First of all, it is much harder to insulate rim joists and partition intersections if you use interior rigid foam than if you use exterior rigid foam. In most cases, builders who install interior rigid foam are unable to make the foam layer continuous. As a result, air leakage tends to be greater, and the whole-wall R-value is less.
Second, if you install interior rigid foam, you still end up with cold OSB. Cold OSB is wetter and is more at risk than warm OSB. The risk can be mitigated if you install a ventilated rainscreen gap between the OSB and the siding, but building scientists who study moisture levels in OSB have discovered that the best way to keep OSB dry all winter long is to install an adequate thickness of rigid foam on the exterior side of the OSB.

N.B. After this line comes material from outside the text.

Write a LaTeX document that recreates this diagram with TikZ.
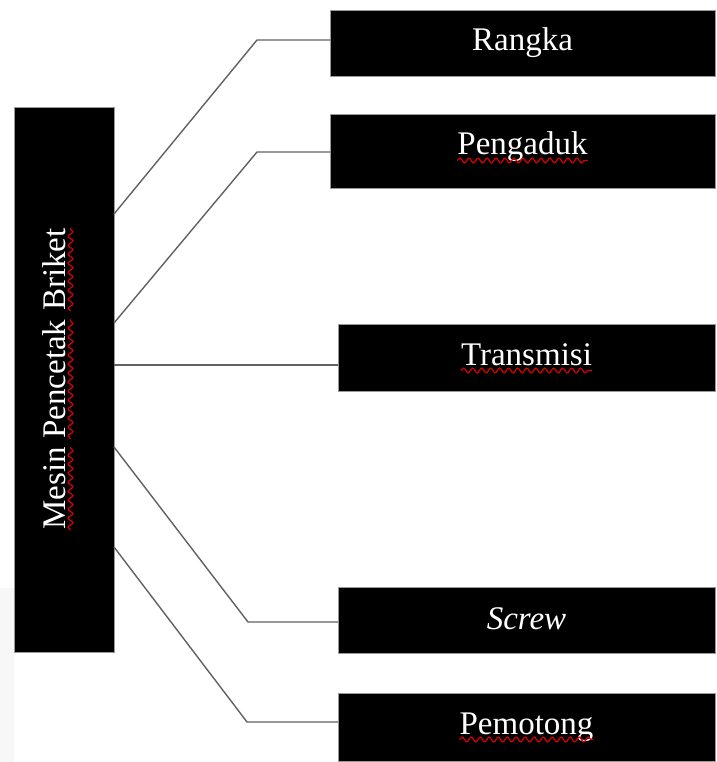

I don't know much about it, but I just learned about "Extended Plate and Beam (EP&B) wall system" because it's on the schedule for an EEBA conference session. Seems like it accomplishes what you're looking for (Simpler exterior / window detailing) while still providing room for exterior rim board insulation. Window bucks and top/bottom plates are the only portions that are not covered by foam.
I'd top it with Zip sheathing and it should be just as air tight. No benefit of a rain screen gap though.
Dwight,
I'm not familiar with the "extended plate and beam" system, but I found this drawing online. This particular illustration doesn't appear to show any exterior rim joist insulation.